• _What is needed_
Make an exact transcription of the material, leaving out all images.

※

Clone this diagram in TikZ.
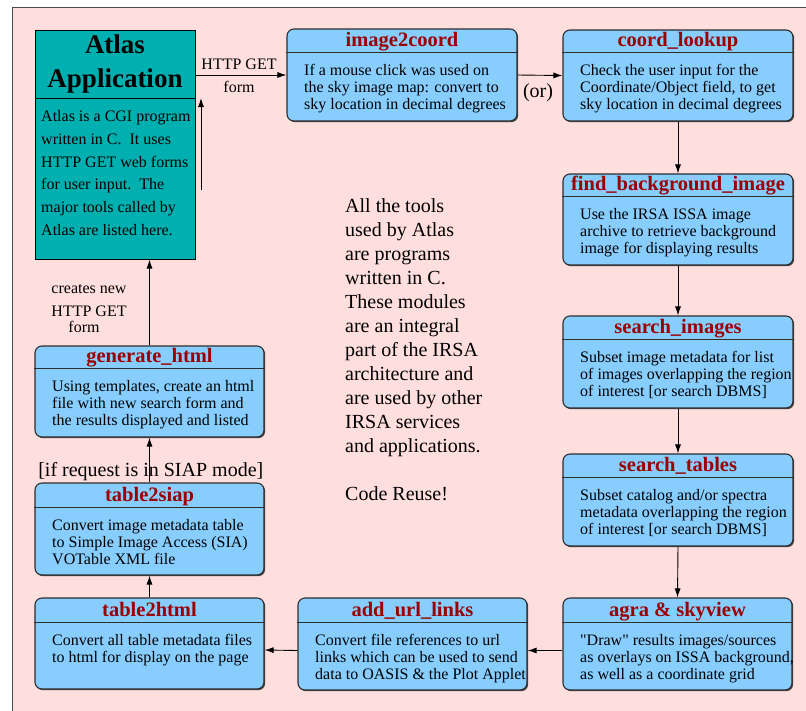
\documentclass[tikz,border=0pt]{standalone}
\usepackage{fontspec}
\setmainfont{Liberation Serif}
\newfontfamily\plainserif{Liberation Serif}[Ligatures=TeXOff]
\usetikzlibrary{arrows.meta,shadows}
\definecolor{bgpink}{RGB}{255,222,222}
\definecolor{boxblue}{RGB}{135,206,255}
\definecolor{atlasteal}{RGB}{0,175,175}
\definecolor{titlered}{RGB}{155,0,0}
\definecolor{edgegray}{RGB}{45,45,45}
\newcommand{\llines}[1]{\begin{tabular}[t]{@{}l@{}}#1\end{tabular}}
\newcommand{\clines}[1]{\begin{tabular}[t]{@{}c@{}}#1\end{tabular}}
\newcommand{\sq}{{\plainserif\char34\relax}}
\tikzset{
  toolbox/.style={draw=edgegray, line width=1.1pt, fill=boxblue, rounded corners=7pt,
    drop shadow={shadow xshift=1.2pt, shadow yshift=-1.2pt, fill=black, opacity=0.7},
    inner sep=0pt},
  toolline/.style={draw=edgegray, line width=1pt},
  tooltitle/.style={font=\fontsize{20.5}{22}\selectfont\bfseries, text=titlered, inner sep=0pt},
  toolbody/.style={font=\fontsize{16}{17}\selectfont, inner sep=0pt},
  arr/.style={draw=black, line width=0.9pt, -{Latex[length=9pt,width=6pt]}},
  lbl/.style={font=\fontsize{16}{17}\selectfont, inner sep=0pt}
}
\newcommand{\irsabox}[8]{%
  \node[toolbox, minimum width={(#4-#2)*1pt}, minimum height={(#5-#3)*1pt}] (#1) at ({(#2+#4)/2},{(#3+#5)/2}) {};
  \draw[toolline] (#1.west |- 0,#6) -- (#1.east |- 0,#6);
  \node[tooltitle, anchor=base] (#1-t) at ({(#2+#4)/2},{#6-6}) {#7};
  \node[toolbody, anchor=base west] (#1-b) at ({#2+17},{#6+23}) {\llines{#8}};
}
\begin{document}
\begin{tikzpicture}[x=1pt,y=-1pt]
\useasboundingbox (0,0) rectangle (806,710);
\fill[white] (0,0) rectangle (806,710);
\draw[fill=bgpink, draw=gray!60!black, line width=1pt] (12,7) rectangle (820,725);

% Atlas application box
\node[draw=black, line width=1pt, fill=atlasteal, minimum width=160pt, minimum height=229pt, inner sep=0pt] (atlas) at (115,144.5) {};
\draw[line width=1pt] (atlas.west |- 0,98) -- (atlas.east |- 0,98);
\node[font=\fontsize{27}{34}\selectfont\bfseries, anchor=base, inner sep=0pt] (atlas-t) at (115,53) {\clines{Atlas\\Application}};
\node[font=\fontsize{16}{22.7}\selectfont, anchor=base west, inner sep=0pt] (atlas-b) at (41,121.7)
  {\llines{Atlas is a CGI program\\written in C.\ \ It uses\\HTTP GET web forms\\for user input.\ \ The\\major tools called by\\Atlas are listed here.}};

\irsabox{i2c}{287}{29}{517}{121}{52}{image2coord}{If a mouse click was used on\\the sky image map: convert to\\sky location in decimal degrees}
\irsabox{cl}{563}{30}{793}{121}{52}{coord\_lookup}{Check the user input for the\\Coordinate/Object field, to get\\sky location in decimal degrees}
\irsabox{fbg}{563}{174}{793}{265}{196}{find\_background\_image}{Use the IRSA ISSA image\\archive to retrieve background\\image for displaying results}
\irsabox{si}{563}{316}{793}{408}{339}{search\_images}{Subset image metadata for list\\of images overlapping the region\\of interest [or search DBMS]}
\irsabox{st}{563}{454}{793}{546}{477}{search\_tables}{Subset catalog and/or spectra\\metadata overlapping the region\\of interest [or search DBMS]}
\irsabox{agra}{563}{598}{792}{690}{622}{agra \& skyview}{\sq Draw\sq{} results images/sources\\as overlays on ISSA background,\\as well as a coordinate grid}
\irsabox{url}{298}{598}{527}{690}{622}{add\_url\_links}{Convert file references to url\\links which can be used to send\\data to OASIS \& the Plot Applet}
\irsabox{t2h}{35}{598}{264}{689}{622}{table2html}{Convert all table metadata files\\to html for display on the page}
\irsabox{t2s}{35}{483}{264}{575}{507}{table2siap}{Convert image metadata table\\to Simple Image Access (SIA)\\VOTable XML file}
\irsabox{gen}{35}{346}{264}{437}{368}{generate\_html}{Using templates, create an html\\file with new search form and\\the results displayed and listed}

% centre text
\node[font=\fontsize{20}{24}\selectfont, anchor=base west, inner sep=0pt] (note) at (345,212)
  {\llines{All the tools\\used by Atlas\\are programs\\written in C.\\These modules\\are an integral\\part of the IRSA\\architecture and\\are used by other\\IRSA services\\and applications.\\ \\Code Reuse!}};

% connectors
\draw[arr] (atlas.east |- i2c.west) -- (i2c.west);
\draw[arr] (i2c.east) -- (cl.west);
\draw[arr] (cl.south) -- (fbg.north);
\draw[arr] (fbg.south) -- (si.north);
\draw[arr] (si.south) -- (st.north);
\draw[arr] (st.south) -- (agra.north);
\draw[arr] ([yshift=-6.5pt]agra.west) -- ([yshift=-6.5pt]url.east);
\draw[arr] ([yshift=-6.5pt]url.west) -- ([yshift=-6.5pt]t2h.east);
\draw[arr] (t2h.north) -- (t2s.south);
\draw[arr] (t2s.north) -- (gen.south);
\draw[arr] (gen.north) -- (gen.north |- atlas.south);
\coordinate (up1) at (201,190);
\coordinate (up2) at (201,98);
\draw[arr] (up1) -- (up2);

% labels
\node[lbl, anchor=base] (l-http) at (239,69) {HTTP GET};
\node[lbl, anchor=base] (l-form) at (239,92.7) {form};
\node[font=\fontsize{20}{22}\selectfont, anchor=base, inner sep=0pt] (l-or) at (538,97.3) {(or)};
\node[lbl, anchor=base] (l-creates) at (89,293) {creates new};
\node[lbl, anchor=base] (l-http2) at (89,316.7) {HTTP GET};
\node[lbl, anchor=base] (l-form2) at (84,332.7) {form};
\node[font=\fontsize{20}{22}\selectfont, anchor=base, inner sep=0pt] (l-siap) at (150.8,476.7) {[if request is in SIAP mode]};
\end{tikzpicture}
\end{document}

※

• _Correct answer_
Clone this diagram in TikZ.
\documentclass[tikz,border=0pt]{standalone}
\usepackage{fontspec}
\setmainfont{Liberation Serif}
\newfontfamily\plainserif{Liberation Serif}[Ligatures=TeXOff]
\usetikzlibrary{arrows.meta,shadows}
\definecolor{bgpink}{RGB}{255,222,222}
\definecolor{boxblue}{RGB}{135,206,255}
\definecolor{atlasteal}{RGB}{0,175,175}
\definecolor{titlered}{RGB}{155,0,0}
\definecolor{edgegray}{RGB}{45,45,45}
\newcommand{\llines}[1]{\begin{tabular}[t]{@{}l@{}}#1\end{tabular}}
\newcommand{\clines}[1]{\begin{tabular}[t]{@{}c@{}}#1\end{tabular}}
\newcommand{\sq}{{\plainserif\char34\relax}}
\tikzset{
  toolbox/.style={draw=edgegray, line width=1.1pt, fill=boxblue, rounded corners=7pt,
    drop shadow={shadow xshift=1.2pt, shadow yshift=-1.2pt, fill=black, opacity=0.7},
    inner sep=0pt},
  toolline/.style={draw=edgegray, line width=1pt},
  tooltitle/.style={font=\fontsize{20.5}{22}\selectfont\bfseries, text=titlered, inner sep=0pt},
  toolbody/.style={font=\fontsize{16}{17}\selectfont, inner sep=0pt},
  arr/.style={draw=black, line width=0.9pt, -{Latex[length=9pt,width=6pt]}},
  lbl/.style={font=\fontsize{16}{17}\selectfont, inner sep=0pt}
}
\newcommand{\irsabox}[8]{%
  \node[toolbox, minimum width={(#4-#2)*1pt}, minimum height={(#5-#3)*1pt}] (#1) at ({(#2+#4)/2},{(#3+#5)/2}) {};
  \draw[toolline] (#1.west |- 0,#6) -- (#1.east |- 0,#6);
  \node[tooltitle, anchor=base] (#1-t) at ({(#2+#4)/2},{#6-6}) {#7};
  \node[toolbody, anchor=base west] (#1-b) at ({#2+17},{#6+23}) {\llines{#8}};
}
\begin{document}
\begin{tikzpicture}[x=1pt,y=-1pt]
\useasboundingbox (0,0) rectangle (806,710);
\fill[white] (0,0) rectangle (806,710);
\draw[fill=bgpink, draw=gray!60!black, line width=1pt] (12,7) rectangle (820,725);

% Atlas application box
\node[draw=black, line width=1pt, fill=atlasteal, minimum width=160pt, minimum height=229pt, inner sep=0pt] (atlas) at (115,144.5) {};
\draw[line width=1pt] (atlas.west |- 0,98) -- (atlas.east |- 0,98);
\node[font=\fontsize{27}{34}\selectfont\bfseries, anchor=base, inner sep=0pt] (atlas-t) at (115,53) {\clines{Atlas\\Application}};
\node[font=\fontsize{16}{22.7}\selectfont, anchor=base west, inner sep=0pt] (atlas-b) at (41,121.7)
  {\llines{Atlas is a CGI program\\written in C.\ \ It uses\\HTTP GET web forms\\for user input.\ \ The\\major tools called by\\Atlas are listed here.}};

\irsabox{i2c}{287}{29}{517}{121}{52}{image2coord}{If a mouse click was used on\\the sky image map: convert to\\sky location in decimal degrees}
\irsabox{cl}{563}{30}{793}{121}{52}{coord\_lookup}{Check the user input for the\\Coordinate/Object field, to get\\sky location in decimal degrees}
\irsabox{fbg}{563}{174}{793}{265}{196}{find\_background\_image}{Use the IRSA ISSA image\\archive to retrieve background\\image for displaying results}
\irsabox{si}{563}{316}{793}{408}{339}{search\_images}{Subset image metadata for list\\of images overlapping the region\\of interest [or search DBMS]}
\irsabox{st}{563}{454}{793}{546}{477}{search\_tables}{Subset catalog and/or spectra\\metadata overlapping the region\\of interest [or search DBMS]}
\irsabox{agra}{563}{598}{792}{690}{622}{agra \& skyview}{\sq Draw\sq{} results images/sources\\as overlays on ISSA background,\\as well as a coordinate grid}
\irsabox{url}{298}{598}{527}{690}{622}{add\_url\_links}{Convert file references to url\\links which can be used to send\\data to OASIS \& the Plot Applet}
\irsabox{t2h}{35}{598}{264}{689}{622}{table2html}{Convert all table metadata files\\to html for display on the page}
\irsabox{t2s}{35}{483}{264}{575}{507}{table2siap}{Convert image metadata table\\to Simple Image Access (SIA)\\VOTable XML file}
\irsabox{gen}{35}{346}{264}{437}{368}{generate\_html}{Using templates, create an html\\file with new search form and\\the results displayed and listed}

% centre text
\node[font=\fontsize{20}{24}\selectfont, anchor=base west, inner sep=0pt] (note) at (345,212)
  {\llines{All the tools\\used by Atlas\\are programs\\written in C.\\These modules\\are an integral\\part of the IRSA\\architecture and\\are used by other\\IRSA services\\and applications.\\ \\Code Reuse!}};

% connectors
\draw[arr] (atlas.east |- i2c.west) -- (i2c.west);
\draw[arr] (i2c.east) -- (cl.west);
\draw[arr] (cl.south) -- (fbg.north);
\draw[arr] (fbg.south) -- (si.north);
\draw[arr] (si.south) -- (st.north);
\draw[arr] (st.south) -- (agra.north);
\draw[arr] ([yshift=-6.5pt]agra.west) -- ([yshift=-6.5pt]url.east);
\draw[arr] ([yshift=-6.5pt]url.west) -- ([yshift=-6.5pt]t2h.east);
\draw[arr] (t2h.north) -- (t2s.south);
\draw[arr] (t2s.north) -- (gen.south);
\draw[arr] (gen.north) -- (gen.north |- atlas.south);
\coordinate (up1) at (201,190);
\coordinate (up2) at (201,98);
\draw[arr] (up1) -- (up2);

% labels
\node[lbl, anchor=base] (l-http) at (239,69) {HTTP GET};
\node[lbl, anchor=base] (l-form) at (239,92.7) {form};
\node[font=\fontsize{20}{22}\selectfont, anchor=base, inner sep=0pt] (l-or) at (538,97.3) {(or)};
\node[lbl, anchor=base] (l-creates) at (89,293) {creates new};
\node[lbl, anchor=base] (l-http2) at (89,316.7) {HTTP GET};
\node[lbl, anchor=base] (l-form2) at (84,332.7) {form};
\node[font=\fontsize{20}{22}\selectfont, anchor=base, inner sep=0pt] (l-siap) at (150.8,476.7) {[if request is in SIAP mode]};
\end{tikzpicture}
\end{document}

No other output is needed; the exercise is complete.